Premium Times – Nigeria has been implicated in yet another football match-fixing scandal, with the revelation that the friendly match between the Super Eagles and North Korea on the eve of the 2010 World Cup in South Africa was doctored.
The allegation, published by the New York Times, opens a fresh can of worms in a series of claims that Nigeria has featured prominently for years in the dubious art match-rigging.
Nigeria won the friendly against the North Korean side by 3-1.
Besides the result, that match also grabbed the headlines over a stampede that occurred before the commencement of the exhibition game, as hundreds of South Africans and other fans trooped to the stadium to catch a glimpse of the Eagles.

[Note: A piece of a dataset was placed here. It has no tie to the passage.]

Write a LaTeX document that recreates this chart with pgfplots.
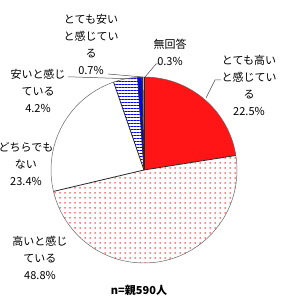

It now turns out they were served a script worked out by a gambling syndicate.
The New York Times said South African officials allowed a notorious Singaporean syndicate, Football 4U, to pick the referee for that match.
Fixing games has serious profit implications for Asia’s largely unregulated but lucrative betting market.
Most fixed bets are placed on which team will win against the spread and on the total number of expected goals. By some estimates, the illegal betting market in Asia amounts to hundreds of billions of dollars annually, the report said.
Quoting from FIFA investigative report, the New York Times said FIFA investigators found that the referee in the Nigeria-North Korea match made several questionable calls. But investigators could not confirm whether the referee was a rogue Nigerien referee, Ibrahim Chaibou.